节点文献

基于本体的Deep Web信息集成关键技术研究

Research on Key Technologies of Ontology-Based Deep Web Information Integration

【作者】 方巍

【导师】 崔志明;

【作者基本信息】 苏州大学 , 计算机应用技术, 2009, 博士

【摘要】 随着万维网(WWW)的飞速发展,Web尤其是Deep Web蕴含了各种各样的海量高价值信息,并且仍在以惊人的速度增长。

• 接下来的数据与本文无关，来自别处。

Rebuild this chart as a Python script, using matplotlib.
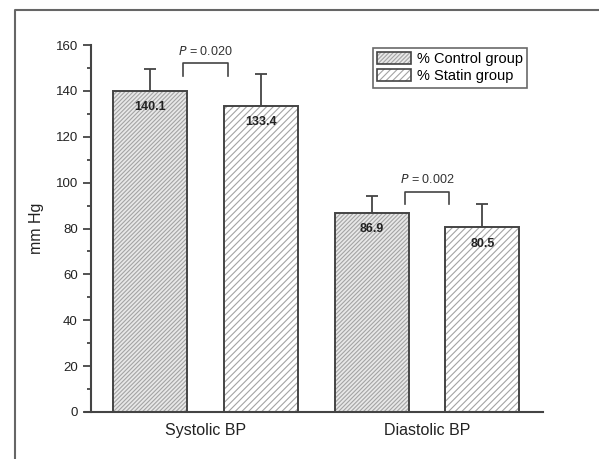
import numpy as np
import matplotlib.pyplot as plt
from matplotlib.lines import Line2D

plt.rcParams['font.family'] = ['Liberation Sans', 'DejaVu Sans']
plt.rcParams['hatch.linewidth'] = 0.8

# data
categories = ['Systolic BP', 'Diastolic BP']
groups = ['% Control group', '% Statin group']
control_means = [140.1, 86.9]
statin_means = [133.4, 80.5]
control_err = [9.4, 7.2]
statin_err = [14.0, 10.2]
p_labels = ['0.020', '0.002']
bracket_top = [152, 96]
bracket_leg = [146.3, 90.8]

fig = plt.figure(figsize=(5.99, 4.59), dpi=100)
ax = fig.add_axes([91/599, 1-412/459, (543-91)/599, (412-45)/459])

x = np.arange(len(categories))
w = 0.334
off = 0.25
edge = '#444444'
hatch_col = '#a4a4a4'

# hatched fill (hatch takes the edge colour), then a dark outline on top
ax.bar(x - off, control_means, w, color='#e8e8e8', edgecolor=hatch_col,
       hatch='/' * 8, linewidth=0, zorder=2)
ax.bar(x + off, statin_means, w, color='white', edgecolor=hatch_col,
       hatch='/' * 5, linewidth=0, zorder=2)
ax.bar(x - off, control_means, w, fill=False, edgecolor=edge, linewidth=1.4, zorder=2.5)
ax.bar(x + off, statin_means, w, fill=False, edgecolor=edge, linewidth=1.4, zorder=2.5)

ax.errorbar(x - off, control_means, yerr=[np.zeros(2), control_err], fmt='none',
            ecolor=edge, elinewidth=1.3, capsize=4, capthick=1.3, zorder=1)
ax.errorbar(x + off, statin_means, yerr=[np.zeros(2), statin_err], fmt='none',
            ecolor=edge, elinewidth=1.3, capsize=4, capthick=1.3, zorder=1)

for xi, v in zip(x - off, control_means):
    ax.text(xi, v - 4.5, f'{v:.1f}', ha='center', va='top', fontsize=9,
            fontweight='bold', color='#222222', zorder=3)
for xi, v in zip(x + off, statin_means):
    ax.text(xi, v - 4.5, f'{v:.1f}', ha='center', va='top', fontsize=9,
            fontweight='bold', color='#222222', zorder=3)

# significance brackets
for xi, top, leg, p in zip(x, bracket_top, bracket_leg, p_labels):
    ax.plot([xi - 0.1, xi - 0.1, xi + 0.1, xi + 0.1], [leg, top, top, leg],
            color=edge, lw=1.2, clip_on=False)
    ax.text(xi, top + 2.5, '$P$ = ' + p, ha='center', va='bottom',
            fontsize=9, color='#333333')

ax.set_xlim(-0.517, 1.524)
ax.set_ylim(0, 160)
ax.set_yticks(np.arange(0, 161, 20))
ax.set_yticks(np.arange(10, 160, 20), minor=True)
ax.set_xticks(x)
ax.set_xticklabels(categories, fontsize=11.5, color='#222222')
ax.tick_params(axis='x', length=0, pad=8)
ax.tick_params(axis='y', which='major', length=6, width=1.3, colors=edge,
               labelsize=9.5, labelcolor='#222222')
ax.tick_params(axis='y', which='minor', length=3, width=1.3, colors=edge)
ax.set_ylabel('mm Hg', fontsize=11.5, color='#222222', labelpad=8)

for s in ['top', 'right']:
    ax.spines[s].set_visible(False)
for s in ['left', 'bottom']:
    ax.spines[s].set_color(edge)
    ax.spines[s].set_linewidth(1.5)
ax.spines['bottom'].set_bounds(-0.545, 1.524)

# legend handles drawn the same way as the bars
h1 = plt.Rectangle((0, 0), 1, 1, facecolor='#e8e8e8', edgecolor=hatch_col,
                   hatch='/' * 8, linewidth=0)
h2 = plt.Rectangle((0, 0), 1, 1, facecolor='white', edgecolor=hatch_col,
                   hatch='/' * 5, linewidth=0)
o1 = plt.Rectangle((0, 0), 1, 1, fill=False, edgecolor=edge, linewidth=1.2)
o2 = plt.Rectangle((0, 0), 1, 1, fill=False, edgecolor=edge, linewidth=1.2)
leg = ax.legend([(h1, o1), (h2, o2)], groups, loc='upper right',
                bbox_to_anchor=(527/599, 1-48/459),
                bbox_transform=fig.transFigure, fontsize=10.5, frameon=True,
                fancybox=False, edgecolor=edge, handlelength=2.3,
                handleheight=0.9, handletextpad=0.4, borderpad=0.3,
                labelspacing=0.2, borderaxespad=0)
leg.get_frame().set_linewidth(1.2)

# outer frame of the figure
fig.add_artist(Line2D([15/599, 15/599, 1], [0, 1-10/459, 1-10/459],
                      transform=fig.transFigure, color='#666666', lw=1.5))

fig.savefig('out.png', dpi=100)
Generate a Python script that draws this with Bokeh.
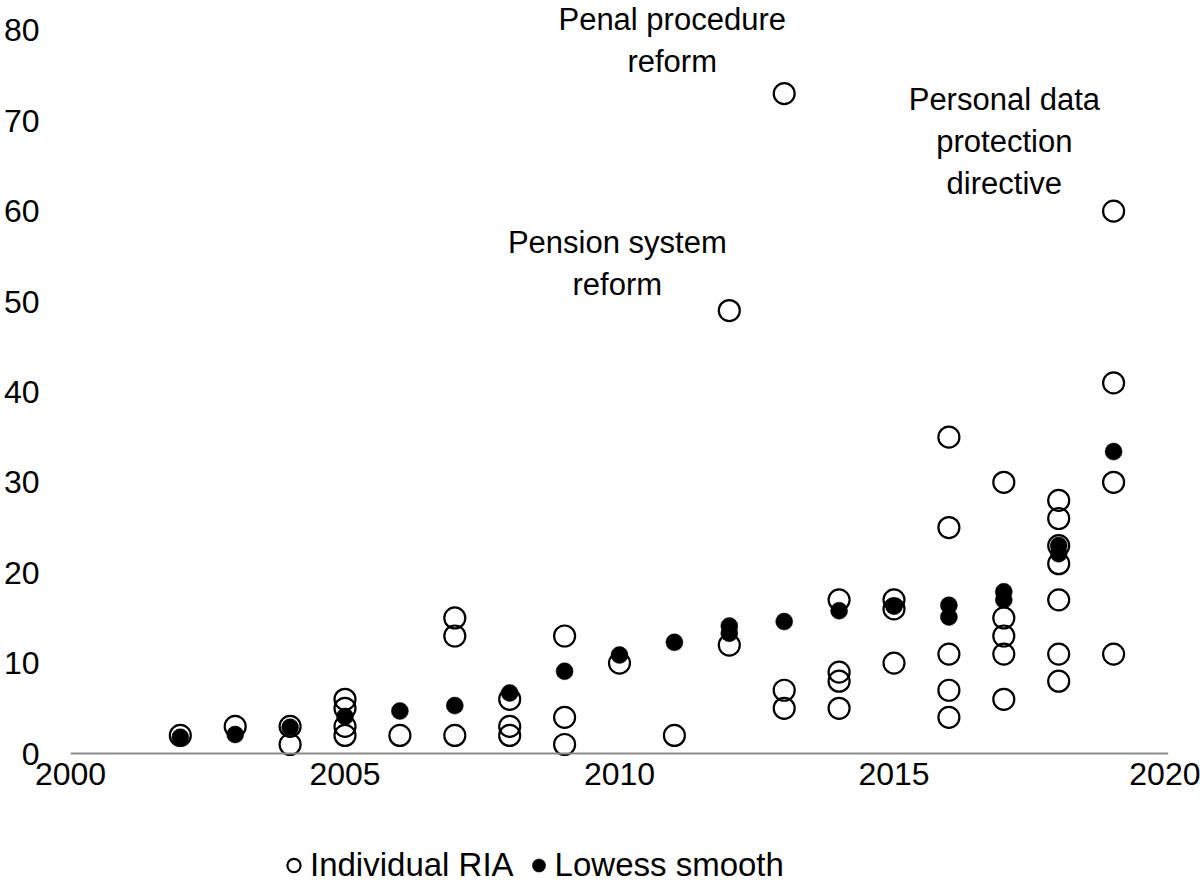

Deep Web上的信息具有异构性、自治性和动态性等特点,这些特点决定了传统结构化信息集成方法已不能满足人们的需求。为了方便用户快捷准确的使用Deep Web中高价值信息,基于本体的Deep Web信息集成研究已成为一个非常迫切的问题,具有重要理论意义和广阔应用前景。在对Deep Web信息集成的研究现状和发展趋势进行了深入的分析后。在课题组前期工作的基础上,提出了一种基于本体的Deep Web信息集成方案。该方案包括面向Deep Web不确定知识表示的动态模糊描述逻辑方法、基于最大熵和本体的数据源发现技术、基于质量估计模型的数据源选择方法、以及基于多数据源同步标注的信息抽取和Deep Web语义集成中模糊性本体映射方法等内容。本文的主要研究工作和取得的创新成果包括:(1)一个完整、准确的本体是基于本体的Deep Web信息集成的必要前提。本文根据Deep Web特征半自动构建了Deep Web领域本体,并针对Deep Web本体学习和本体映射过程中存在不确定性知识表示问题,提出了一种面向Deep Web不确定知识表示的动态模糊描述逻辑方法(DFDLs),该方法弥补了传统描述逻辑方法对不确定性知识表示的不足。(2)针对Deep Web数据源的动态性和稀疏分布的特征,提出了一种基于最大熵分类器和领域本体的Deep Web数据源发现方法,该方法首先通过最大熵分类器进行Deep Web查询接口自动判定,然后利用基于本体的Deep Web聚焦爬虫发现Deep Web数据源,该方法使得聚焦爬虫聚焦访问那些可能链接到Deep Web入口页面的链接,从而避免访问下载不必要的页面。(3)通过服务质量可以评价Deep Web数据源的优劣,本文提出了一个基于领域本体的Deep Web数据源质量估计模型,并将其应用于Deep Web数据源选择过程中。采用此模型能够选取最符合用户需求的数据源,达到查询代价更少,效率更高的要求。(4)针对信息抽取过程中存在接口模式和结果模式缺失的问题,提出了一种多数据源间的同步标注方法。从一组Deep Web接口模式和结果模式中高效地学习领域本体知识,通过对本体的实例查询可实现多数据源间的同步标注。并成功应用此方法于Deep Web复杂结果页面抽取过程中。(5)针对基于本体的Deep Web信息集成过程中存在的不确定性模式匹配问题,将模式匹配问题转化为本体映射问题,提出了一个模糊性本体映射框架。在此框架中,运用了多个本体映射策略,从不同方面多个角度对本体特征进行描述,尽可能的发掘可能存在的映射关系,从模糊性角度表述映射过程。该方法为基于本体的Deep Web信息集成提供了一种有效和通用的自动映射策略。(6)Deep Web语义集成原型系统设计,本文根据所研究的关键技术和实际应用需求,设计并实现了一个Deep Web语义集成原型系统,该原型系统具有数据源发现、数据源选择、信息抽取和语义集成等功能。实际应用表明,该系统具有一定实用价值。本项研究工作受到国家自然科学基金项目“面向Deep Web的不完备知识处理的逻辑模型研究”(编号:60673092)、江苏省高技术研究计划项目“面向Deep Web的搜索和挖掘关键技术研究”(编号:BG2005019)、江苏省高校研究生科研创新计划项目“基于本体的Deep Web数据源发现与选择技术研究”(编号:CX08B-099Z)以及2008年苏州大学优秀博士论文选题项目资助(苏大研字[2008]22号)的资助。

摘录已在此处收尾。